ATLA review of Rick Friedman's Becoming a Trial Lawyer
Posted by Alex Miller on Feb 23, 2010
Reviewed by George R. Wise, Jr., ATLA Docket (Winter 2010)
A Review of Rick Friedman's Becoming a Trial Lawyer
Clarence Darrow once said, "The only real lawyers are trial lawyers, and trial lawyers try cases to juries." Increasingly, trial lawyers find it more and more difficult to follow that maxim. The number of jury trials completed each year continues to decrease. Jury trials are more complicated to prepare and more complex to present. Given these difficulties one may realistically ask, "Why become a trial lawyer?"
Rick Friedman on Becoming a Trial Lawyer helps answer this question. It is, in part, a reflection on the difficulties trial lawyers face. Although not a "how to " book, it also offers sound advice on trial techniques and tips for living a balanced life.
Friedman spends the first part of the book investigating the question of why one becomes a trial lawyer. He offers valuable insight both for the seasoned trial attorney as well as the young attorney considering a career as a trial lawyer. Early in the book, Friedman identifies Gerry Spence as one of his heroes and a great source of inspiration. He met Spence for dinner and asked him why he continued to work as a trial attorney. He says Spence did not hesitate in responding that, "It’s the best way I’ve found to learn about myself." Certainly, trials teach us about our fears, our strengths and weaknesses and the level of passion we have for this job.
Friedman laments the decline of opportunities for young lawyers to get trial experience. Cases which once offered opportunities for trial work now settle. It is not easy for a young lawyer to get experience in front of a jury. Friedman pointedly states that the young lawyer has to be responsible for his or her own development. Obtaining trial skills is hard work. Friedman advocates many obvious ways to educate oneself such as watching trials, attending CLE programs, doing pro bono work and volunteering to help experienced lawyers try cases; however, perhaps the best advice he offers is to develop good people skills and to watch how you treat people. Treating our fellow human beings with kindness and compassion is not just good manners but a good way to undevelop as a trial lawyer.

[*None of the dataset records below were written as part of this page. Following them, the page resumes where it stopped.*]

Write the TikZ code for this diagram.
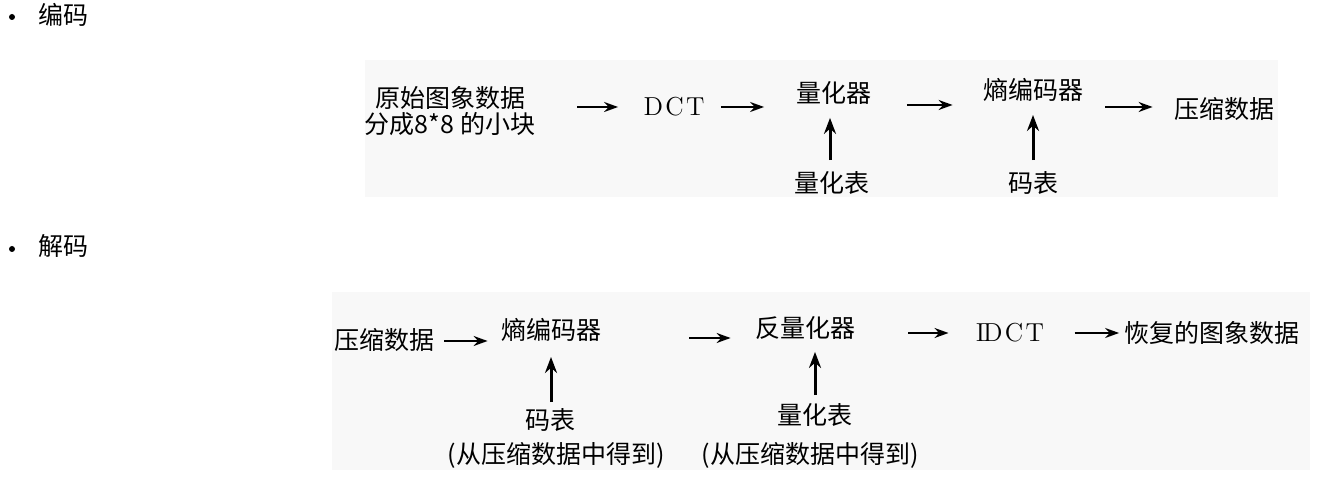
\documentclass[tikz,border=0pt]{standalone}
\usepackage{fontspec}
\newfontfamily\cjk{Noto Sans CJK SC}
\usetikzlibrary{arrows.meta}
\definecolor{panel}{RGB}{248,248,248}
\begin{document}
\begin{tikzpicture}[x=0.5pt,y=-0.5pt,
  lbl/.style={inner sep=0pt, font=\cjk\fontsize{12.5}{11.5}\selectfont},
  lat/.style={inner sep=0pt, font=\fontsize{13}{15}\selectfont},
  arr/.style={line width=1pt, -{Stealth[length=7pt,width=5pt]}},
  uarr/.style={line width=1.5pt, -{Stealth[length=8pt,width=6pt]}}]
\useasboundingbox (0,0) rectangle (1320,485);
\fill[panel] (365,60) rectangle (1278,197);
\fill[panel] (332,292) rectangle (1310,470);
% headings
\fill (12,17) circle (3);
\node[lbl] (h1) at (63,15) {编码};
\fill (12,249) circle (3);
\node[lbl] (h2) at (63,246) {解码};
% encoding row
\node[lbl, align=center] (src) at (450,111) {原始图象数据\\分成8*8 的小块};
\node[lat] (dct) at (674,107) {D\kern1.2pt C\kern1.2pt T};
\node[lbl] (q) at (834,93) {量化器};
\node[lbl] (qt) at (832,183) {量化表};
\node[lbl] (ent) at (1033,90) {熵编码器};
\node[lbl] (ct) at (1033,183) {码表};
\node[lbl] (cmp) at (1224,109) {压缩数据};
\draw[arr, shorten <=21pt, shorten >=12.5pt] (src.east |- dct.west) -- (dct.west);
\draw[arr, shorten <=8pt, shorten >=16pt] (dct.east) -- (dct.east -| q.west);
\draw[arr, shorten <=17.5pt, shorten >=15pt] (q.east |- 0,105) -- (ent.west |- 0,105);
\draw[arr, shorten <=11pt, shorten >=10.5pt] (ent.east |- 0,107) -- (cmp.west |- 0,107);
\draw[uarr, shorten <=5.5pt, shorten >=6.5pt] (qt.north -| 830,0) -- (q.south -| 830,0);
\draw[uarr, shorten <=5.5pt, shorten >=6.5pt] (ct.north) -- (ent.south);
% decoding row
\node[lbl] (cmp2) at (384,340) {压缩数据};
\node[lbl] (ent2) at (551,330) {熵编码器};
\node[lbl] (ct2) at (550,420) {码表};
\node[lbl] (n1) at (556,455) {(从压缩数据中得到)};
\node[lbl] (deq) at (805,328) {反量化器};
\node[lbl] (qt2) at (815,415) {量化表};
\node[lbl] (n2) at (810,455) {(从压缩数据中得到)};
\node[lat] (idct) at (1010,333) {I\kern-1pt D\kern1.2pt C\kern1.2pt T};
\node[lbl] (rec) at (1212,333) {恢复的图象数据};
\draw[arr, shorten <=5pt, shorten >=6.5pt] (cmp2.east |- 0,341) -- (ent2.west |- 0,341);
\draw[arr, shorten <=44pt, shorten >=12pt] (ent2.east |- 0,338) -- (deq.west |- 0,338);
\draw[arr, shorten <=26.5pt, shorten >=13.5pt] (deq.east |- idct.west) -- (idct.west);
\draw[arr, shorten <=15pt, shorten >=2.5pt] (idct.east) -- (idct.east -| rec.west);
\draw[uarr, shorten <=3pt, shorten >=7.5pt] (ct2.north -| ent2.south) -- (ent2.south);
\draw[uarr, shorten <=4pt, shorten >=6pt] (qt2.north) -- (qt2.north |- deq.south);
\end{tikzpicture}
\end{document}
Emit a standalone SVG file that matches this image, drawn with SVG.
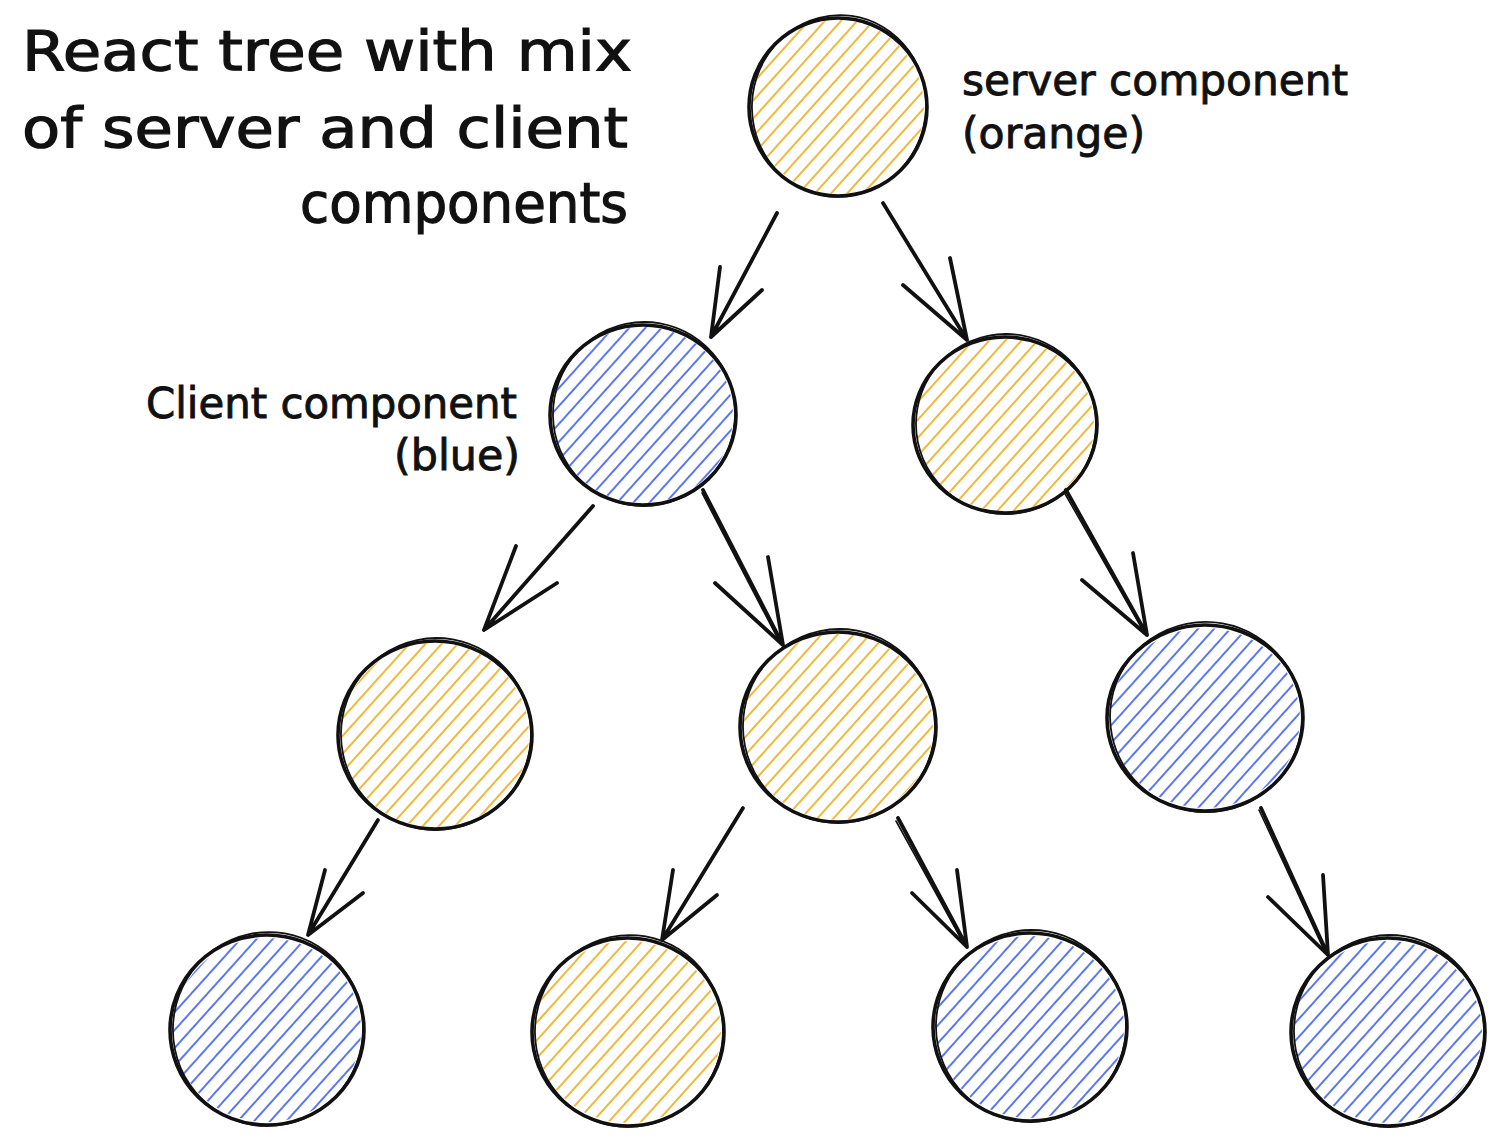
<svg xmlns="http://www.w3.org/2000/svg" width="1496" height="1138" viewBox="0 0 1496 1138">
<defs>
<pattern id="hOrange" patternUnits="userSpaceOnUse" width="12" height="12" patternTransform="rotate(42)">
<line x1="3" y1="-1" x2="3" y2="13" stroke="#f0b93a" stroke-width="2"/>
</pattern>
<pattern id="hBlue" patternUnits="userSpaceOnUse" width="12" height="12" patternTransform="rotate(42)">
<line x1="3" y1="-1" x2="3" y2="13" stroke="#5b78f0" stroke-width="2"/>
</pattern>
</defs>
<style>
.orange{fill:url(#hOrange);}
.blue{fill:url(#hBlue);}
.ol{fill:none;stroke:#111;stroke-width:3.6;}
.ol2{fill:none;stroke:#111;stroke-width:1.8;}
.arr{fill:none;stroke:#111;stroke-width:3.8;stroke-linecap:round;stroke-linejoin:round;}
.arr2{fill:none;stroke:#111;stroke-width:1.6;stroke-linecap:round;}
.title{font-family:"DejaVu Sans",sans-serif;font-size:56px;fill:#111;stroke:#111;stroke-width:1.2;}
.lbl{font-family:"DejaVu Sans",sans-serif;font-size:42px;fill:#111;stroke:#111;stroke-width:0.9;}
</style>
<rect width="1496" height="1138" fill="#ffffff"/>

<g id="title">
<text class="title" x="22" y="70" textLength="610" lengthAdjust="spacingAndGlyphs">React tree with mix</text>
<text class="title" x="22" y="147" textLength="606" lengthAdjust="spacingAndGlyphs">of server and client</text>
<text class="title" x="300" y="222" textLength="328" lengthAdjust="spacingAndGlyphs">components</text>
</g>
<g id="label-server">
<text class="lbl" x="962" y="95" textLength="386" lengthAdjust="spacingAndGlyphs">server component</text>
<text class="lbl" x="962" y="148" textLength="183" lengthAdjust="spacingAndGlyphs">(orange)</text>
</g>
<g id="label-client">
<text class="lbl" x="146" y="418" textLength="371" lengthAdjust="spacingAndGlyphs">Client component</text>
<text class="lbl" x="394" y="470" textLength="126" lengthAdjust="spacingAndGlyphs">(blue)</text>
</g>

<g id="node-1">
<ellipse class="orange" cx="838" cy="107" rx="86" ry="87"/>
<ellipse class="ol" cx="838" cy="107" rx="89" ry="89"/>
<ellipse class="ol2" cx="839" cy="106" rx="87" ry="91" transform="rotate(8 839 106)"/>
</g>
<g id="node-2">
<ellipse class="blue" cx="643" cy="415" rx="90" ry="88"/>
<ellipse class="ol" cx="643" cy="415" rx="93" ry="90"/>
<ellipse class="ol2" cx="644" cy="414" rx="91" ry="92" transform="rotate(10 644 414)"/>
</g>
<g id="node-3">
<ellipse class="orange" cx="1005" cy="425" rx="89" ry="86"/>
<ellipse class="ol" cx="1005" cy="425" rx="92" ry="88"/>
<ellipse class="ol2" cx="1006" cy="424" rx="90" ry="90" transform="rotate(10 1006 424)"/>
</g>
<g id="node-4">
<ellipse class="orange" cx="435" cy="735" rx="94" ry="92"/>
<ellipse class="ol" cx="435" cy="735" rx="97" ry="94"/>
<ellipse class="ol2" cx="436" cy="734" rx="95" ry="96" transform="rotate(10 436 734)"/>
</g>
<g id="node-5">
<ellipse class="orange" cx="838" cy="727" rx="95" ry="93"/>
<ellipse class="ol" cx="838" cy="727" rx="98" ry="95"/>
<ellipse class="ol2" cx="839" cy="726" rx="96" ry="97" transform="rotate(10 839 726)"/>
</g>
<g id="node-6">
<ellipse class="blue" cx="1205" cy="718" rx="95" ry="90"/>
<ellipse class="ol" cx="1205" cy="718" rx="98" ry="93"/>
<ellipse class="ol2" cx="1206" cy="717" rx="96" ry="95" transform="rotate(10 1206 717)"/>
</g>
<g id="node-7">
<ellipse class="blue" cx="267" cy="1030" rx="94" ry="92"/>
<ellipse class="ol" cx="267" cy="1030" rx="97" ry="95"/>
<ellipse class="ol2" cx="268" cy="1029" rx="95" ry="97" transform="rotate(10 268 1029)"/>
</g>
<g id="node-8">
<ellipse class="orange" cx="628" cy="1032" rx="93" ry="91"/>
<ellipse class="ol" cx="628" cy="1032" rx="96" ry="94"/>
<ellipse class="ol2" cx="629" cy="1031" rx="94" ry="96" transform="rotate(10 629 1031)"/>
</g>
<g id="node-9">
<ellipse class="blue" cx="1030" cy="1027" rx="94" ry="91"/>
<ellipse class="ol" cx="1030" cy="1027" rx="97" ry="94"/>
<ellipse class="ol2" cx="1031" cy="1026" rx="95" ry="96" transform="rotate(10 1031 1026)"/>
</g>
<g id="node-10">
<ellipse class="blue" cx="1388" cy="1032" rx="94" ry="91"/>
<ellipse class="ol" cx="1388" cy="1032" rx="97" ry="94"/>
<ellipse class="ol2" cx="1389" cy="1031" rx="95" ry="96" transform="rotate(10 1389 1031)"/>
</g>

<g id="connectors">
<path class="arr" d="M777 213 L711 337 M720 267 L711 337 L762 290"/>
<path class="arr" d="M883 203 L967 340 M950 258 L967 340 L903 285"/>
<path class="arr" d="M593 506 L484 630 M516 546 L484 630 L557 583"/>
<path class="arr" d="M703 490 L783 645 M768 557 L783 645 L715 583"/>
<path class="arr" d="M1066 490 L1147 635 M1133 553 L1147 635 L1082 580"/>
<path class="arr" d="M378 820 L308 935 M325 870 L308 935 L363 893"/>
<path class="arr" d="M743 808 L662 940 M673 870 L662 940 L717 895"/>
<path class="arr" d="M898 818 L967 947 M957 870 L967 947 L912 893"/>
<path class="arr" d="M1261 808 L1328 955 M1323 875 L1328 955 L1268 897"/>
<path class="arr2" d="M775 216 L713 333 M702 493 L779 641 M1064 492 L1144 632 M896 821 L964 944 M1259 810 L1325 952"/>
</g>
</svg>
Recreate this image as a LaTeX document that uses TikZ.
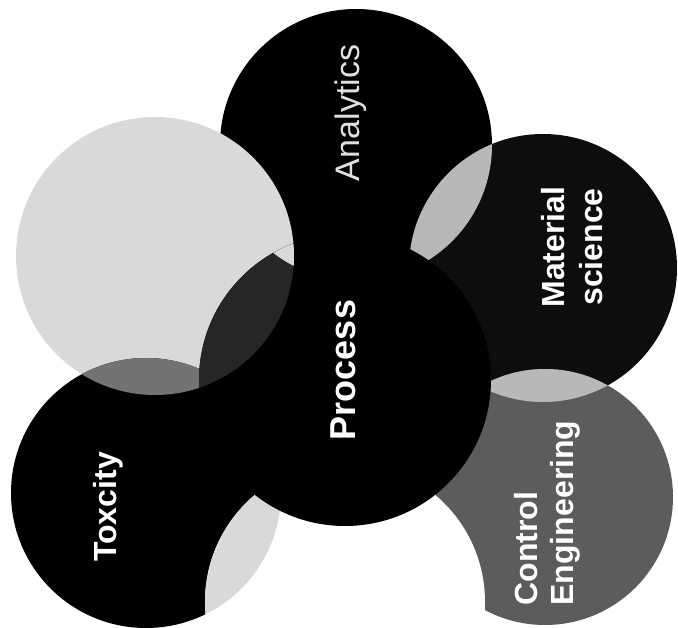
\documentclass[tikz,border=0pt]{standalone}
\usepackage{fontspec}
\setmainfont{Liberation Sans}
\usetikzlibrary{positioning}
\definecolor{PaleGray}{gray}{0.85}
\definecolor{LensGray}{gray}{0.72}
\definecolor{MidGray}{gray}{0.45}
\definecolor{CtlGray}{gray}{0.36}
\definecolor{DeepGray}{gray}{0.15}
\tikzset{
	lab/.style={text=white, rotate=90, align=center, inner sep=0pt,
		font=\bfseries\fontsize{32}{38}\selectfont},
	thinlab/.style={text=black!12, rotate=90, inner sep=0pt,
		font=\fontsize{34}{40}\selectfont}
}

\begin{document}
\begin{tikzpicture}[x=1pt, y=-1pt]
	\clip (0,0) rectangle (678,628);
	\fill[white] (0,0) rectangle (678,628);
	% circle centres
	\coordinate (ana) at (356,145);
	\coordinate (mat) at (543,268);
	\coordinate (ctl) at (545,497);
	\coordinate (bot) at (345,602);
	\coordinate (tox) at (146,493);
	\coordinate (ul) at (155,256);
	\coordinate (proc) at (345,380);
	% petals
	\fill[black] (ana) circle (136pt);
	\fill[PaleGray] (ul) circle (139pt);
	\fill[black] (tox) circle (135pt);
	\begin{scope}
		\clip (ul) circle (139pt);
		\fill[MidGray] (tox) circle (135pt);
	\end{scope}
	\fill[black!95] (mat) circle (134pt);
	\begin{scope}
		\clip (ana) circle (136pt);
		\fill[LensGray] (mat) circle (134pt);
	\end{scope}
	\fill[CtlGray] (ctl) circle (128pt);
	\begin{scope}
		\clip (mat) circle (134pt);
		\fill[LensGray] (ctl) circle (128pt);
	\end{scope}
	\fill[white] (bot) circle (140pt);
	\begin{scope}
		\clip (tox) circle (135pt);
		\fill[PaleGray] (bot) circle (140pt);
	\end{scope}
	% centre
	\fill[black] (proc) circle (146pt);
	\begin{scope}
		\clip (ul) circle (139pt);
		\fill[DeepGray] (proc) circle (146pt);
		\clip (ana) circle (136pt);
		\fill[PaleGray] (proc) circle (146pt);
	\end{scope}
	% labels
	\node[lab, font=\bfseries\fontsize{36}{40}\selectfont] (process) at (343,370) {Process};
	\node[thinlab] (analytics) at (351,113) {Analytics};
	\node[lab] (material) at (572,247) {Material\\science};
	\node[lab, align=left, font=\bfseries\fontsize{32}{36}\selectfont] (control) at (547,513) {Control\\Engineering};
	\node[lab] (toxcity) at (108,507) {Toxcity};
\end{tikzpicture}
\end{document}
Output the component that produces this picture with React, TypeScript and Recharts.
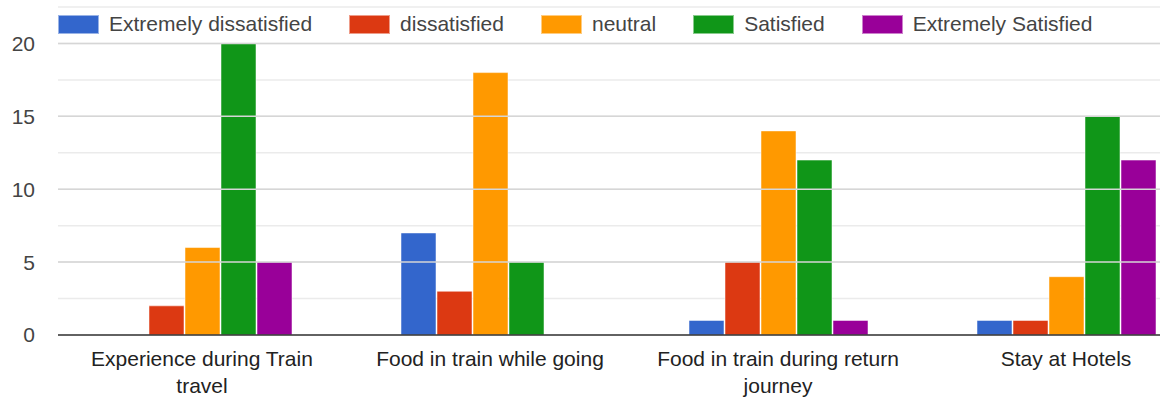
import React from 'react';
import {
  BarChart,
  Bar,
  XAxis,
  YAxis,
  CartesianGrid,
  ReferenceLine
} from 'recharts';

// tick labels, already broken into the lines shown under each group
const categoryLines = [
  ['Experience during Train', 'travel'],
  ['Food in train while going'],
  ['Food in train during return', 'journey'],
  ['Stay at Hotels']
];
const categories = categoryLines.map((l) => l.join(' '));

const seriesNames = ['Extremely dissatisfied', 'dissatisfied', 'neutral', 'Satisfied', 'Extremely Satisfied'];
const seriesColors = ['#3366cc', '#dc3912', '#ff9900', '#109618', '#990099'];

const extremelyDissatisfied = [0, 7, 1, 1];
const dissatisfied = [2, 3, 5, 1];
const neutral = [6, 18, 14, 4];
const satisfied = [20, 5, 12, 15];
const extremelySatisfied = [5, 0, 1, 12];

const yTicks = [0, 2.5, 5, 7.5, 10, 12.5, 15, 17.5, 20, 22.5];
const majorTicks = [5, 10, 15, 20];

const seriesValues = [extremelyDissatisfied, dissatisfied, neutral, satisfied, extremelySatisfied];
const keys = ['s0', 's1', 's2', 's3', 's4'];

const data = categories.map((name, i) => {
  const row: any = { name };
  keys.forEach((k, j) => {
    row[k] = seriesValues[j][i];
  });
  return row;
});

const FONT = '"Liberation Sans", Arial, sans-serif';

const XTick = (props: any) => {
  const { x, y, index } = props;
  const lines = categoryLines[index] || [props.payload.value];
  return (
    <text x={x} y={y} textAnchor="middle" fontSize={21} fontFamily={FONT} fill="#222">
      {lines.map((l, i) => (
        <tspan key={i} x={x} dy={i === 0 ? 15 : 27}>
          {l}
        </tspan>
      ))}
    </text>
  );
};

// legend drawn as an overlay so it doesn't eat into the plot area
const LegendBar = () => (
  <div
    style={{
      position: 'absolute',
      top: 12,
      left: 58,
      display: 'flex',
      alignItems: 'center',
      fontFamily: FONT,
      fontSize: 21,
      color: '#444'
    }}
  >
    {seriesNames.map((n, i) => (
      <div key={n} style={{ display: 'flex', alignItems: 'center', marginRight: 37 }}>
        <div
          style={{
            width: 41,
            height: 19,
            background: seriesColors[i],
            boxSizing: 'border-box',
            border: '1px solid rgba(255,255,255,0.5)',
            marginRight: 10
          }}
        />
        <span style={{ whiteSpace: 'nowrap' }}>{n}</span>
      </div>
    ))}
  </div>
);

export default function App() {
  return (
    <div
      style={{
        position: 'fixed',
        left: 0,
        top: 0,
        width: 1160,
        height: 403,
        overflow: 'hidden',
        background: '#fff'
      }}
    >
      <BarChart
        width={1210}
        height={403}
        data={data}
        margin={{ top: 7, right: 0, left: 0, bottom: 0 }}
        barGap={1}
      >
        <CartesianGrid vertical={false} stroke="#ebebeb" strokeWidth={1.5} />
        {majorTicks.map((t) => (
          <ReferenceLine key={t} y={t} stroke="#d6d6d6" strokeWidth={1.5} />
        ))}
        <XAxis
          dataKey="name"
          height={68}
          interval={0}
          tickLine={false}
          tickSize={0}
          tickMargin={16}
          axisLine={{ stroke: '#333', strokeWidth: 1.5 }}
          tick={<XTick />}
        />
        <YAxis
          width={58}
          domain={[0, 22.5]}
          ticks={yTicks}
          interval={0}
          tickLine={false}
          axisLine={false}
          tickSize={0}
          tickMargin={23}
          tickFormatter={(v: number) => (v % 5 === 0 ? String(v) : '')}
          tick={{ fontSize: 21, fontFamily: FONT, fill: '#444' }}
        />
        {keys.map((k, j) => (
          <Bar
            key={k}
            dataKey={k}
            name={seriesNames[j]}
            fill={seriesColors[j]}
            barSize={35}
            stroke="#ffffff"
            strokeOpacity={0.5}
            strokeWidth={1}
            isAnimationActive={false}
          />
        ))}
      </BarChart>
      <LegendBar />
    </div>
  );
}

Mr. Friedman offers encouragement to those of us who do not possess the natural talent to try cases. He points out that hard work and learning to be oneself may be more important than natural talent. Hard work is a constant theme in this book. He writes that, "I don’t know a single successful trial lawyer who doesn’t work like a dog. In fact, I don’t know many marginally successful trial lawyers who don’t work like dogs. Hard labor simply has no substitute." This is a major truth in the book and something young lawyers may be surprised to learn after graduating from law school. The point is that if you are unwilling to work hard, don’t become a trial lawyer.
This reviewer particularly enjoyed the advice in Chapter 7 on how to deal with ones opponents. He examines the fact that defense lawyers are sometimes bullying, dishonest, stonewallers who fail to cooperate in scheduling, file frivolous motions and raise frivolous defenses, are rude and condescending and make unwarranted accusations about you. Friedman’s hypothesis is that this behavior is a product of fear and envy. He writes, "They envy you, they fear you, and they resent you. Yes, you, the guy who got a D in Civil Procedure, the woman who can’t stand in front of a jury without shaking uncontrollably, the one who lies awake nights wondering how to pay next month’s rent." Emotional detachment is the best way to deal with the difficult opponent. As Friedman says, "Simply stated, you signed up for a job dealing with high-strung, nervous French poodles. You are never going to have a warm and fuzzy relationship with these dogs. Sometimes you may be able to stop them from yipping and yapping, other times not. Your job is to win the case, not stop the yapping. The case and the yapping are almost always two entirely separate things." Taking the high road and maintaining professionalism is sound advice. As this reviewer is fond of saying, never wrestle with a pig. The pig likes it and you’ll just get dirty.
Being a trial lawyer is hard on personal relationships. It is hard to maintain a healthy relationship with family and friends, while putting in the hours necessary to do this job at a high level. Friedman suggests that these relationships do not have to suffer if one avoids two traps, the traps of emotional entitlement and excessive guilt. Your journey as a trial lawyer is not your wife or children’s journey. You are not entitled to expect that your family will understand if you have the attitude that your job is more important than your relationship with them. Friedman also advises not to engage in excessive guilt. There will be times when you miss a child’s sporting event because you must prepare for a critical deposition.
Rick Friedman on Becoming a Trial Lawyer is a valuable book for those wanting to practice trial lawyering at a high level. Helping regular folks achieve justice is not an easy job. The civil justice system is a jungle with many traps for the unwary. It can be an unfair system. After all, if the system was fair, trial lawyers would not be needed. This book reminds us not to be bitter or whine about these difficulties but to follow a path which helps us maintain our idealism about why we are trial lawyers.